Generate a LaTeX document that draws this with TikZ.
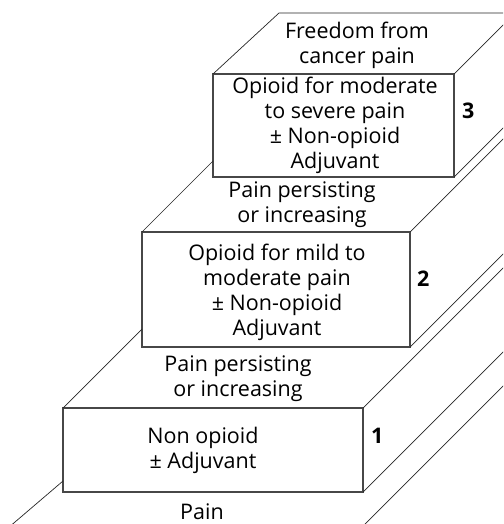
\documentclass[tikz,border=0pt]{standalone}
\usepackage{fontspec}
\setmainfont{Open Sans}
\usetikzlibrary{positioning,calc}

\tikzset{
  stepbox/.style={draw=black!72, line width=1.3pt, rectangle, inner sep=0pt, outer sep=0pt, anchor=north west},
  rim/.style={black!85, line width=0.7pt},
  steptext/.style={align=center, text=black, font=\fontsize{21.5}{25}\selectfont},
  stepnum/.style={text=black, font=\fontsize{21.5}{25}\selectfont\bfseries, inner sep=0pt}
}

\begin{document}
\begin{tikzpicture}[x=1pt, y=-1pt, line cap=round]
\clip (0,0) rectangle (503,524);

% Facce frontali dei gradini
\node[stepbox, minimum width=300pt, minimum height=84pt] (step1) at (63,408) {};
\node[stepbox, minimum width=268pt, minimum height=115pt] (step2) at (142,232) {};
\node[stepbox, minimum width=241pt, minimum height=103pt] (step3) at (213,74) {};

% Spigoli in profondita
\draw[rim] (step3.north west) -- (279,13) -- (540,13);
\draw[rim] (step2.north west) -- ++(71,-71);
\draw[rim] (step1.north west) -- ++(79,-79);
\coordinate (floorW) at (8,528);
\coordinate (floorE) at (364,525);
\draw[rim] (floorW) -- (63,481);
\foreach \s in {step1,step2,step3}{
  \draw[rim] (\s.north east) -- ++(170,-170);
  \draw[rim] (\s.south east) -- ++(170,-170);
}
\draw[rim] (floorE) -- ++(170,-170);

% Testi
\node[steptext] (free) at (357,45) {Freedom from\\cancer pain};
\node[steptext] (t3) at (335,125) {Opioid for moderate\\to severe pain\\± Non-opioid\\Adjuvant};
\node[steptext] (p2) at (302,205) {Pain persisting\\or increasing};
\node[steptext] (t2) at (277,292) {Opioid for mild to\\moderate pain\\± Non-opioid\\Adjuvant};
\node[steptext] (p1) at (238,379) {Pain persisting\\or increasing};
\node[steptext] (t1) at (203,450) {Non opioid\\± Adjuvant};
\node[steptext] (pain) at (202,512) {Pain};

% Numeri dei gradini
\node[stepnum, right=8pt of step3.east, yshift=15pt] (n3) {3};
\node[stepnum, right=7pt of step2.east, yshift=11pt] (n2) {2};
\node[stepnum, right=8pt of step1.east, yshift=14pt] (n1) {1};

\end{tikzpicture}
\end{document}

....

• [Goal] Reproduce the data word for word, excluding its pictures.

• [Solution for this exercise]
Generate a LaTeX document that draws this with TikZ.
\documentclass[tikz,border=0pt]{standalone}
\usepackage{fontspec}
\setmainfont{Open Sans}
\usetikzlibrary{positioning,calc}

\tikzset{
  stepbox/.style={draw=black!72, line width=1.3pt, rectangle, inner sep=0pt, outer sep=0pt, anchor=north west},
  rim/.style={black!85, line width=0.7pt},
  steptext/.style={align=center, text=black, font=\fontsize{21.5}{25}\selectfont},
  stepnum/.style={text=black, font=\fontsize{21.5}{25}\selectfont\bfseries, inner sep=0pt}
}

\begin{document}
\begin{tikzpicture}[x=1pt, y=-1pt, line cap=round]
\clip (0,0) rectangle (503,524);

% Facce frontali dei gradini
\node[stepbox, minimum width=300pt, minimum height=84pt] (step1) at (63,408) {};
\node[stepbox, minimum width=268pt, minimum height=115pt] (step2) at (142,232) {};
\node[stepbox, minimum width=241pt, minimum height=103pt] (step3) at (213,74) {};

% Spigoli in profondita
\draw[rim] (step3.north west) -- (279,13) -- (540,13);
\draw[rim] (step2.north west) -- ++(71,-71);
\draw[rim] (step1.north west) -- ++(79,-79);
\coordinate (floorW) at (8,528);
\coordinate (floorE) at (364,525);
\draw[rim] (floorW) -- (63,481);
\foreach \s in {step1,step2,step3}{
  \draw[rim] (\s.north east) -- ++(170,-170);
  \draw[rim] (\s.south east) -- ++(170,-170);
}
\draw[rim] (floorE) -- ++(170,-170);

% Testi
\node[steptext] (free) at (357,45) {Freedom from\\cancer pain};
\node[steptext] (t3) at (335,125) {Opioid for moderate\\to severe pain\\± Non-opioid\\Adjuvant};
\node[steptext] (p2) at (302,205) {Pain persisting\\or increasing};
\node[steptext] (t2) at (277,292) {Opioid for mild to\\moderate pain\\± Non-opioid\\Adjuvant};
\node[steptext] (p1) at (238,379) {Pain persisting\\or increasing};
\node[steptext] (t1) at (203,450) {Non opioid\\± Adjuvant};
\node[steptext] (pain) at (202,512) {Pain};

% Numeri dei gradini
\node[stepnum, right=8pt of step3.east, yshift=15pt] (n3) {3};
\node[stepnum, right=7pt of step2.east, yshift=11pt] (n2) {2};
\node[stepnum, right=8pt of step1.east, yshift=14pt] (n1) {1};

\end{tikzpicture}
\end{document}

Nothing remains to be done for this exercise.